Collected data

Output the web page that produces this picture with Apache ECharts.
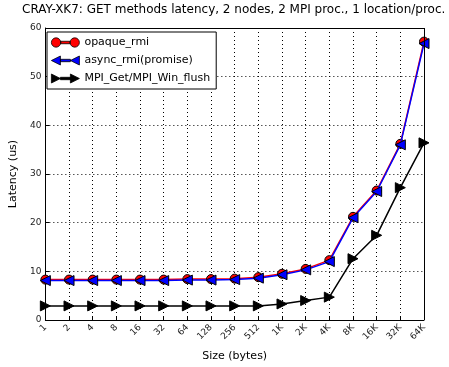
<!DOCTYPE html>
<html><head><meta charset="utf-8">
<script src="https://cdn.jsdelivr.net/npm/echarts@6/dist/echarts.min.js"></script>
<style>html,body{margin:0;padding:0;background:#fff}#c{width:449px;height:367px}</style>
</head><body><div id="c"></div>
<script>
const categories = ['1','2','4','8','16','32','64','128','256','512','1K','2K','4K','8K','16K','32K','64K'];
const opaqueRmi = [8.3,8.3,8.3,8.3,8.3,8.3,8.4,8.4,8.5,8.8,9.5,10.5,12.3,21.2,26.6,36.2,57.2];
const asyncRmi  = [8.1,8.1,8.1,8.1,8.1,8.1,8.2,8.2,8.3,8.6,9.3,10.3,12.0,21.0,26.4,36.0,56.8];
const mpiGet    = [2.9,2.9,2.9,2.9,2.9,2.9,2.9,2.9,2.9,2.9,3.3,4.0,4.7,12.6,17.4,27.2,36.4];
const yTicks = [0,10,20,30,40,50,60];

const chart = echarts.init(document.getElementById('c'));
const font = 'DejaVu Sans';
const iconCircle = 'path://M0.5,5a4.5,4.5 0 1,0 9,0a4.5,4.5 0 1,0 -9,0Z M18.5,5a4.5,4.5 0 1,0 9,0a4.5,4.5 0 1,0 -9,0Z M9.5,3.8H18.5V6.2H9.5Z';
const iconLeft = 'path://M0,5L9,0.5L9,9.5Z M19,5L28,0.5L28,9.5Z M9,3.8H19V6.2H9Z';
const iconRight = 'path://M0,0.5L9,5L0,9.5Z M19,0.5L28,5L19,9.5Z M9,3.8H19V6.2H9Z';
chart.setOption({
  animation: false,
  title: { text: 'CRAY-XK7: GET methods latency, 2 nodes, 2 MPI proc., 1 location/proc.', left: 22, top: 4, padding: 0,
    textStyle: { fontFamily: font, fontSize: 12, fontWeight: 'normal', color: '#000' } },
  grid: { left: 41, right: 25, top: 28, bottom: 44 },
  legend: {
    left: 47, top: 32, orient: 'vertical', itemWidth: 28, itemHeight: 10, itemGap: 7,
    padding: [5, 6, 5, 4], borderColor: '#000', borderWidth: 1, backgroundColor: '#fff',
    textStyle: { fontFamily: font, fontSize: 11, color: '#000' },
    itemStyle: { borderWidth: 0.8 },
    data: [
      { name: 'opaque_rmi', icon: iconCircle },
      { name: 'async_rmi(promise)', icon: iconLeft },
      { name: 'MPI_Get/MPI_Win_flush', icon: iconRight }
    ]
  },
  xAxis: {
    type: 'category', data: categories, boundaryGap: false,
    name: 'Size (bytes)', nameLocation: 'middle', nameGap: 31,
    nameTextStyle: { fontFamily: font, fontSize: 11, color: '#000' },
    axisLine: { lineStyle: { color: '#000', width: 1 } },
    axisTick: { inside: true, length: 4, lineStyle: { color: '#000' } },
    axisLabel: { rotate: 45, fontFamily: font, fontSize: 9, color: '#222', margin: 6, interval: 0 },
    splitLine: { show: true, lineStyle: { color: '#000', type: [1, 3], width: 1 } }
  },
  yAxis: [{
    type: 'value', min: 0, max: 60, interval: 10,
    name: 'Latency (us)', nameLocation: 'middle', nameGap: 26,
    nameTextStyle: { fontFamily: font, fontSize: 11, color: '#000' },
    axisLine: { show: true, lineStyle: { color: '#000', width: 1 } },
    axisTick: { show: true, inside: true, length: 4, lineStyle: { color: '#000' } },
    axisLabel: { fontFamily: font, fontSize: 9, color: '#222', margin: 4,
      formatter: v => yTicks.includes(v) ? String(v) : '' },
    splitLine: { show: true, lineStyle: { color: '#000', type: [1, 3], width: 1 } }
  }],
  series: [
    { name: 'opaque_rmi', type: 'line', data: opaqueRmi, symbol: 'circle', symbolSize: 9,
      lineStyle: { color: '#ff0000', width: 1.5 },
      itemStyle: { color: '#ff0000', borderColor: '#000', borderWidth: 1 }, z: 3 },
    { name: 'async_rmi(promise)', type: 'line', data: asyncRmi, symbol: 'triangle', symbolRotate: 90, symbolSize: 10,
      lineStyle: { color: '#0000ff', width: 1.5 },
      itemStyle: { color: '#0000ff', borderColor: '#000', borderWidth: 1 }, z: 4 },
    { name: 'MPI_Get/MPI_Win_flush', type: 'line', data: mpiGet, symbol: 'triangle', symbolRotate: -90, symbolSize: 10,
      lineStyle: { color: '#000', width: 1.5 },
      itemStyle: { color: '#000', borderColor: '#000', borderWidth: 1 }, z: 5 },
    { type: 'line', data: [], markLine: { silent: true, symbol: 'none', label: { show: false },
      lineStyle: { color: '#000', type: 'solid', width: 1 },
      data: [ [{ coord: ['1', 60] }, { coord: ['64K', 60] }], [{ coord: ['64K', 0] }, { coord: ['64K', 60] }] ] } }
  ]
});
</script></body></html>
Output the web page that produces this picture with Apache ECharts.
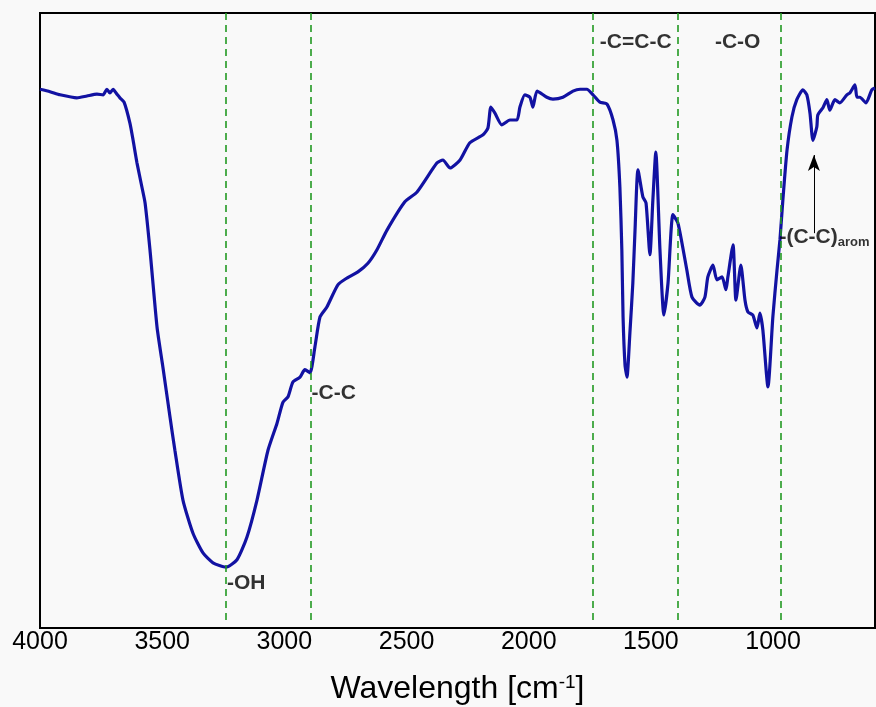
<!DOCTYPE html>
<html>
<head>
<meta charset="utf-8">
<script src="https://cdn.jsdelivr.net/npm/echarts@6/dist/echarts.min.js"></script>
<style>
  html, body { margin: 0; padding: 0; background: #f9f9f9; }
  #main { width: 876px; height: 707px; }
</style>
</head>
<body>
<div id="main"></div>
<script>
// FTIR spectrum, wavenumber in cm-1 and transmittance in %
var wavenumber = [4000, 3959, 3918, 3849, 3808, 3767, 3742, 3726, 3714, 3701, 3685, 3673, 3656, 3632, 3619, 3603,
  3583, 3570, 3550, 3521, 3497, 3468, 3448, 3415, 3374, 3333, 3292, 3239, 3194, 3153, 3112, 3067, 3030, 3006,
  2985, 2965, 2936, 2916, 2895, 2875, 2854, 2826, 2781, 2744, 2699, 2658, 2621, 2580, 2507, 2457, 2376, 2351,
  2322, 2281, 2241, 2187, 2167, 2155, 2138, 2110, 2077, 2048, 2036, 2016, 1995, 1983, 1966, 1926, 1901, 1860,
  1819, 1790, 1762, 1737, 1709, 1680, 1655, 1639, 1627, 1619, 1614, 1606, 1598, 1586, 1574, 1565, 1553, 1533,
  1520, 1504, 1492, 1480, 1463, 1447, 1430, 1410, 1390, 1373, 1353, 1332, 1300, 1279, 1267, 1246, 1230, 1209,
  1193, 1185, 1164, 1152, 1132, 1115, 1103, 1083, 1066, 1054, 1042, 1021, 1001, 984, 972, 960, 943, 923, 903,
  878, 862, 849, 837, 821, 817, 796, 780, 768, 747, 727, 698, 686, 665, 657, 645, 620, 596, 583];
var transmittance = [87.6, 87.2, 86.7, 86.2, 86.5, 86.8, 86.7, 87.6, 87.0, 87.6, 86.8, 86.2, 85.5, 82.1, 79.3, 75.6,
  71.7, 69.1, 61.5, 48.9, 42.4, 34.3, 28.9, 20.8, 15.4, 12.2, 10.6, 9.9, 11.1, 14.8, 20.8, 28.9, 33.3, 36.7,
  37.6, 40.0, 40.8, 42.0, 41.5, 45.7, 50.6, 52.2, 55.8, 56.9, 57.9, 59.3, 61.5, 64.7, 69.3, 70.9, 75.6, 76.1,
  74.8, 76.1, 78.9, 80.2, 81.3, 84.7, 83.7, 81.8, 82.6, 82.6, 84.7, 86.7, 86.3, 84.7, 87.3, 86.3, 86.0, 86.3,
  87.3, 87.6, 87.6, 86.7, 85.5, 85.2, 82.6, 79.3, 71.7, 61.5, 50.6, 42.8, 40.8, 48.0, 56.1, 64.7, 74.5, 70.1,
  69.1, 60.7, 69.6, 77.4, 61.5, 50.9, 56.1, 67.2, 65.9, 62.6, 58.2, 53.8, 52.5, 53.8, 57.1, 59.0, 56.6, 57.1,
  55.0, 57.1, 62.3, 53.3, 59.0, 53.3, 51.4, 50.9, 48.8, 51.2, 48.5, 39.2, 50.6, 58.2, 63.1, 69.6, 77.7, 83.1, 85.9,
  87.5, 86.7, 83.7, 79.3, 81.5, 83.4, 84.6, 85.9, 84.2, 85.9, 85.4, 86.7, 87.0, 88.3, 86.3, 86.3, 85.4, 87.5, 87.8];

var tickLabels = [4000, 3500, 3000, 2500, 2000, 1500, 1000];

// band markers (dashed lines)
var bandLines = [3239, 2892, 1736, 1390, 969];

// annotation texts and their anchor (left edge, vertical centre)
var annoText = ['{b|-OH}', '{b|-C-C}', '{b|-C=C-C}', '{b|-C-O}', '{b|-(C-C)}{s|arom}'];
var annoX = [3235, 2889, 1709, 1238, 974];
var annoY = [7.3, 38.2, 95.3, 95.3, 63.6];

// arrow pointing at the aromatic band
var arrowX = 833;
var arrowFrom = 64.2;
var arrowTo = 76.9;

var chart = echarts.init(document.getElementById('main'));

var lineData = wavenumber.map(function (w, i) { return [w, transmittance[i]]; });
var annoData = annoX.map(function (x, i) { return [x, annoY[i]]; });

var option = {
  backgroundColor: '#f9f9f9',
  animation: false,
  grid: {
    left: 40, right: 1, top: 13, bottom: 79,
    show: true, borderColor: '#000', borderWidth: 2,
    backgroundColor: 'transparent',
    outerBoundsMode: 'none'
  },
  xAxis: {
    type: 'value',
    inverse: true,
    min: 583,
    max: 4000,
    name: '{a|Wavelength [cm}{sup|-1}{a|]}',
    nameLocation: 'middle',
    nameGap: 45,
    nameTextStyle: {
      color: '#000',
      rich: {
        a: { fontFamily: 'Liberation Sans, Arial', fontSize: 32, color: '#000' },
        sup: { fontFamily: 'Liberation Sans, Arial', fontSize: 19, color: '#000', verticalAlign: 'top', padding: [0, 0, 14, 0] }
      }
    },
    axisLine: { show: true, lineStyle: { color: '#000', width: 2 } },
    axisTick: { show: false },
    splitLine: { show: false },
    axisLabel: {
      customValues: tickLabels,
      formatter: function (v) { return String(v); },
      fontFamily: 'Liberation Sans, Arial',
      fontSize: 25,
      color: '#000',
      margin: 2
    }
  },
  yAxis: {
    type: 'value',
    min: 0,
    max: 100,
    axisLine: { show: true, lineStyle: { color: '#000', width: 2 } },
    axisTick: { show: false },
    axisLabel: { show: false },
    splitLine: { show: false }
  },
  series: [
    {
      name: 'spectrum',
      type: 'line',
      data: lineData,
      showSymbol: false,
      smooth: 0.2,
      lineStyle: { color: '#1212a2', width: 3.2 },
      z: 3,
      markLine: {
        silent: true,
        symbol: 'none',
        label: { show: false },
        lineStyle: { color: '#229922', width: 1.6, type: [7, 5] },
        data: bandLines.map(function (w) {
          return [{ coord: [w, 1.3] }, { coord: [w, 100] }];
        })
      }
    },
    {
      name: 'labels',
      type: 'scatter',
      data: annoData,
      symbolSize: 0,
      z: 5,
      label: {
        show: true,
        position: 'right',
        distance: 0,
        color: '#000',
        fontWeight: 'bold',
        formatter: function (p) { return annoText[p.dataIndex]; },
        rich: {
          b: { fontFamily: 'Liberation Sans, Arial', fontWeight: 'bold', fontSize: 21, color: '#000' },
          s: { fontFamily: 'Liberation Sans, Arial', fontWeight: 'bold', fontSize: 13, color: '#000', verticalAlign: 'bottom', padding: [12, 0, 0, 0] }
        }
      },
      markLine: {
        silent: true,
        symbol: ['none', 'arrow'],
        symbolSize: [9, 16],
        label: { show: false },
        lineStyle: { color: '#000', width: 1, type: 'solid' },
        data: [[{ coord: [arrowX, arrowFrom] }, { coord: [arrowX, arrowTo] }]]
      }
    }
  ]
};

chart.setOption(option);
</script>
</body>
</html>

§ **Requirements**: Set down the records above word for word, from the first line through the line containing "const yTicks = [0,10,20,30,40,50,60];", both included; leave out the pictures.

§ **The completed task**:
Output the web page that produces this picture with Apache ECharts.
<!DOCTYPE html>
<html><head><meta charset="utf-8">
<script src="https://cdn.jsdelivr.net/npm/echarts@6/dist/echarts.min.js"></script>
<style>html,body{margin:0;padding:0;background:#fff}#c{width:449px;height:367px}</style>
</head><body><div id="c"></div>
<script>
const categories = ['1','2','4','8','16','32','64','128','256','512','1K','2K','4K','8K','16K','32K','64K'];
const opaqueRmi = [8.3,8.3,8.3,8.3,8.3,8.3,8.4,8.4,8.5,8.8,9.5,10.5,12.3,21.2,26.6,36.2,57.2];
const asyncRmi  = [8.1,8.1,8.1,8.1,8.1,8.1,8.2,8.2,8.3,8.6,9.3,10.3,12.0,21.0,26.4,36.0,56.8];
const mpiGet    = [2.9,2.9,2.9,2.9,2.9,2.9,2.9,2.9,2.9,2.9,3.3,4.0,4.7,12.6,17.4,27.2,36.4];
const yTicks = [0,10,20,30,40,50,60];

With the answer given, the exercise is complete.